|
Его усилия совпали с появлением новой аналитической психологии. В поистине экстатических пассажах последнего тома его произведения – на страницах, посвященных функции искусства и роли художника, – Пруст достигает провидческой ясности, предсказывая конец собственного метода и появление совершенно нового типа художника. Так же как физики, которые в своих исследованиях материальной природы Вселенной подошли к границам новой и загадочной области, Пруст, доведя силу анализа до последнего предела, подошел к границе между мечтой и действительностью, ставшей с тех пор достоянием истинно творческих художников.

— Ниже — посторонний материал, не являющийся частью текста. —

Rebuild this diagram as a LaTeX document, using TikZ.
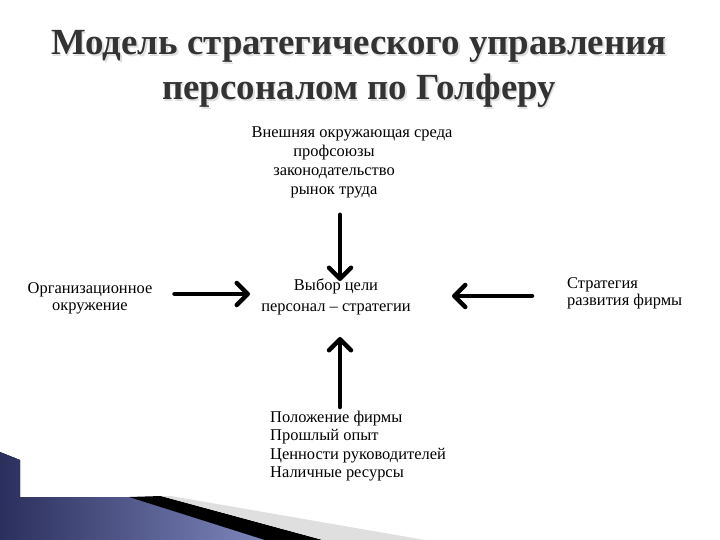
\documentclass[tikz,border=0pt]{standalone}
\usepackage{fontspec}
\setmainfont{Liberation Serif}
\usetikzlibrary{arrows.meta}
\definecolor{titlegrey}{HTML}{333333}
\definecolor{navydark}{HTML}{2A2F5C}
\definecolor{navylight}{HTML}{7E86BC}
\tikzstyle{heading} = [align=center, font=\bfseries\fontsize{37}{45}\selectfont, text=titlegrey]
\tikzstyle{factor} = [align=center, font=\fontsize{16.5}{19}\selectfont, inner sep=0pt]
\tikzstyle{factorleft} = [align=left, font=\fontsize{16.5}{18.3}\selectfont, inner sep=0pt]
\tikzstyle{arrow} = [line width=4.5bp, line cap=round, -{Straight Barb[length=11bp, width=22bp, round]}]

\begin{document}
\begin{tikzpicture}[x=1bp, y=-1bp]
\useasboundingbox (0,0) rectangle (720,540);

% slide corner
\fill[left color=navydark, right color=navylight, shading angle=90] (0,452) -- (20,460) -- (20,497) -- (129,497) -- (265,540) -- (0,540) -- cycle;
\fill[black] (129,497) -- (161,496) -- (323,540) -- (265,540) -- cycle;
\fill[gray!25] (161,496) -- (171,496) -- (425,540) -- (323,540) -- cycle;

\node (shadow) [heading, text=gray!25] at (360.5,70.5) {Модель стратегического управления\\персоналом по Голферу};
\node (title) [heading] at (359,69) {Модель стратегического управления\\персоналом по Голферу};

\node (goal) [factor, font=\fontsize{16.5}{21}\selectfont] at (336,297) {Выбор цели\\персонал – стратегии};
\node (env) [factor] at (334,162) {Внешняя окружающая среда\hspace*{-36bp}\\профсоюзы\\законодательство\\рынок труда};
\node (org) [factor, font=\fontsize{16.5}{17}\selectfont] at (90,298) {Организационное\\окружение};
\node (strat) [factorleft, font=\fontsize{16.5}{17}\selectfont, anchor=west] at (567,293) {Стратегия\\развития фирмы};
\node (firm) [factorleft, anchor=west] at (270,446) {Положение фирмы\\Прошлый опыт\\Ценности руководителей\\Наличные ресурсы};

\draw [arrow] (env.south -| 340,0) ++(0,17) -- (340,281);
\draw [arrow] (org.east) ++(22,-4) -- (250,294);
\draw [arrow] (strat.west) ++(-35,3) -- (452,296);
\draw [arrow] (firm.north -| 340,0) ++(0,-4) -- (340,337);

\end{tikzpicture}
\end{document}
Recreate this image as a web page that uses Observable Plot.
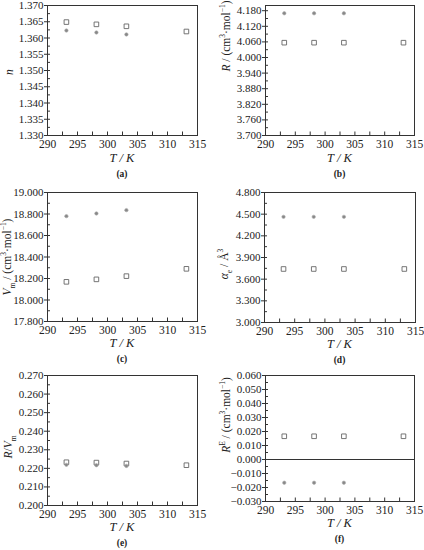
<!DOCTYPE html>
<html><head><meta charset="utf-8">
<script src="https://cdn.jsdelivr.net/npm/d3@7"></script>
<script src="https://cdn.jsdelivr.net/npm/@observablehq/plot@0.6"></script>
<style>
body{margin:0;background:#fff;}
#root{position:relative;width:424px;height:550px;overflow:hidden;font-family:"Liberation Serif","Times New Roman",serif;color:#222;}
.panel{position:absolute;}
.lab{position:absolute;white-space:nowrap;transform:translate(-50%,-50%);font-size:12.5px;font-style:italic;}
.ylab{position:absolute;white-space:nowrap;transform:translate(-50%,-50%) rotate(-90deg);font-size:11.5px;line-height:1;}
.cap{position:absolute;white-space:nowrap;transform:translate(-50%,-50%);font-weight:bold;font-size:9.5px;}
sub,sup{font-size:65%;line-height:0;}
</style></head><body><div id="root"></div>
<script>
// Temperatures (K)
const T_square = [293.15, 298.15, 303.15, 313.15];
const T_circle = [293.15, 298.15, 303.15];
const xTickLabels = [290, 295, 300, 305, 310, 315];

// (a) refractive index n
const n_square = [1.3649, 1.3642, 1.3636, 1.3620];
const n_circle = [1.3623, 1.3617, 1.3611];
// (b) molar refraction R
const R_square = [4.057, 4.057, 4.057, 4.057];
const R_circle = [4.170, 4.170, 4.170];
// (c) molar volume Vm
const Vm_square = [18.169, 18.192, 18.222, 18.290];
const Vm_circle = [18.780, 18.805, 18.836];
// (d) polarizability
const alpha_square = [3.741, 3.741, 3.741, 3.741];
const alpha_circle = [4.463, 4.463, 4.463];
// (e) R/Vm
const RVm_square = [0.2233, 0.2231, 0.2226, 0.2217];
const RVm_circle = [0.2219, 0.2217, 0.2213];
// (f) excess R
const RE_square = [0.0166, 0.0166, 0.0166, 0.0166];
const RE_circle = [-0.0166, -0.0166, -0.0166];

const panels = [
  {id:"a", left:0, top:0, h:185, mL:47, mR:15, mT:5, mB:50, y0:1.330, y1:1.370, step:0.005, fmt:".3f",
   sq:n_square, ci:n_circle, ylab:'<i>n</i>', yx:10, yy:72, tk:23, cp:39},
  {id:"b", left:212, top:0, h:185, mL:53, mR:10, mT:5, mB:50, y0:3.700, y1:4.200, step:0.060, fmt:".3f",
   sq:R_square, ci:R_circle, ylab:'<i>R</i> / (cm<sup>3</sup>·mol<sup>−1</sup>)', yx:227, yy:36, tk:23, cp:39},
  {id:"c", left:0, top:185, h:185, mL:47, mR:15, mT:7, mB:49, y0:17.800, y1:19.000, step:0.200, fmt:".3f",
   sq:Vm_square, ci:Vm_circle, ylab:'<i>V</i><sub>m</sub> / (cm<sup>3</sup>·mol<sup>−1</sup>)', yx:8, yy:257, tk:22, cp:38},
  {id:"d", left:212, top:185, h:185, mL:52, mR:9, mT:7, mB:48, y0:3.000, y1:4.800, step:0.300, fmt:".3f",
   sq:alpha_square, ci:alpha_circle, ylab:'<i>α</i><sub>e</sub> / Å<sup>3</sup>', yx:225, yy:264, tk:22, cp:38},
  {id:"e", left:0, top:370, h:180, mL:47, mR:15, mT:5, mB:45, y0:0.200, y1:0.270, step:0.010, fmt:".3f",
   sq:RVm_square, ci:RVm_circle, ylab:'<i>R</i>/<i>V</i><sub>m</sub>', yx:9, yy:447, tk:22, cp:38},
  {id:"f", left:212, top:370, h:180, mL:53, mR:10, mT:5, mB:49, y0:-0.030, y1:0.060, step:0.010, fmt:".3f",
   sq:RE_square, ci:RE_circle, ylab:'<i>R</i><sup>E</sup> / (cm<sup>3</sup>·mol<sup>−1</sup>)', yx:227, yy:415, tk:22, cp:38, zero:true}
];

const root = document.getElementById("root");
const xMinor = d3.range(0, 11).map(i => 290 + i * 2.5);

for (const p of panels) {
  const nMaj = Math.round((p.y1 - p.y0) / p.step);
  const yMajor = d3.range(0, nMaj + 1).map(i => +(p.y0 + i * p.step).toFixed(6));
  const yMinor = d3.range(0, 2 * nMaj + 1).map(i => +(p.y0 + i * p.step / 2).toFixed(6));
  const sqData = T_square.map((T, i) => ({T, v: p.sq[i]}));
  const ciData = T_circle.map((T, i) => ({T, v: p.ci[i]}));
  const f = d3.format(p.fmt);
  const marks = [
    Plot.axisX(xTickLabels, {tickSize: 0, tickPadding: 4, tickFormat: d => d, label: null, fontSize: 11.5}),
    Plot.axisX(xMinor, {tickSize: -3.5, tickFormat: () => "", label: null, stroke: "#333"}),
    Plot.axisY(yMajor, {tickSize: 3, tickPadding: 1, tickFormat: d => f(d), label: null, fontSize: 11, stroke: "#333"}),
    Plot.axisY(yMinor, {tickSize: -3, tickFormat: () => "", label: null, stroke: "#333"}),
  ];
  if (p.zero) marks.push(Plot.ruleY([0], {stroke: "#333", strokeWidth: 1}));
  marks.push(
    Plot.dot(sqData, {x: "T", y: "v", symbol: "square", r: 2.6, stroke: "#666", fill: "white", strokeWidth: 0.9}),
    Plot.dot(ciData, {x: "T", y: "v", r: 1.7, fill: "#888", stroke: "#aaa", strokeWidth: 0.6}),
    Plot.frame({stroke: "#333", strokeWidth: 1})
  );
  const chart = Plot.plot({
    width: 212, height: p.h,
    marginLeft: p.mL, marginRight: p.mR, marginTop: p.mT, marginBottom: p.mB,
    style: {fontFamily: '"Liberation Serif", "Times New Roman", serif', fontSize: "11px", color: "#222", background: "white", overflow: "visible"},
    x: {domain: [290, 315]},
    y: {domain: [p.y0, p.y1]},
    marks
  });
  const div = document.createElement("div");
  div.className = "panel";
  div.style.left = p.left + "px";
  div.style.top = p.top + "px";
  div.appendChild(chart);
  root.appendChild(div);

  const cx = p.left + p.mL + (212 - p.mL - p.mR) / 2;
  const bottom = p.top + p.h - p.mB;
  const xl = document.createElement("div");
  xl.className = "lab";
  xl.style.left = cx + "px";
  xl.style.top = (bottom + p.tk) + "px";
  xl.innerHTML = "T / K";
  root.appendChild(xl);

  const cap = document.createElement("div");
  cap.className = "cap";
  cap.style.left = cx + "px";
  cap.style.top = (bottom + p.cp) + "px";
  cap.textContent = "(" + p.id + ")";
  root.appendChild(cap);

  const yl = document.createElement("div");
  yl.className = "ylab";
  yl.style.left = p.yx + "px";
  yl.style.top = p.yy + "px";
  yl.innerHTML = p.ylab;
  root.appendChild(yl);
}
</script>
</body></html>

Стоит нам обратиться к Джойсу, который появился через недолгое время после Пруста, как мы замечаем изменение в психологической атмосфере. Джойс, явивший нам в ранних своих произведениях романтическую и доверительную оценку «Я», внезапно смещается в новую область. Полотно, написанное им, при гораздо меньшей скрупулезности анализа, создает иллюзию существования даже более грандиозную, нежели у Пруста; мы теряемся здесь не в мире мечты, как у Пруста, но как теряются в незнакомом городе. Несмотря на все анализы, мир Пруста остается миром природы, миром чудовищной, но живой фауны и флоры. У Джойса мы попадаем в неорганический мир – царство минералов, окаменелостей и руин, мертвых болванов. Разница в технике более чем примечательна и означает совершенно иной порядок восприятия. Мы покончили со свойственной Прусту чувствительностью девятнадцатого века; впечатления мы получаем уже не через посредство наших нервов, уже не личная и подсознательная память воспроизводит образы. Когда мы читаем «Улисса», у нас возникает ощущение, что мозг превратился в записывающее устройство: мир словно двоится, когда мы пробираемся вместе с автором по огромному лабиринту города. Это бесконечное видение, в котором разум больного исследователя впадает в амок.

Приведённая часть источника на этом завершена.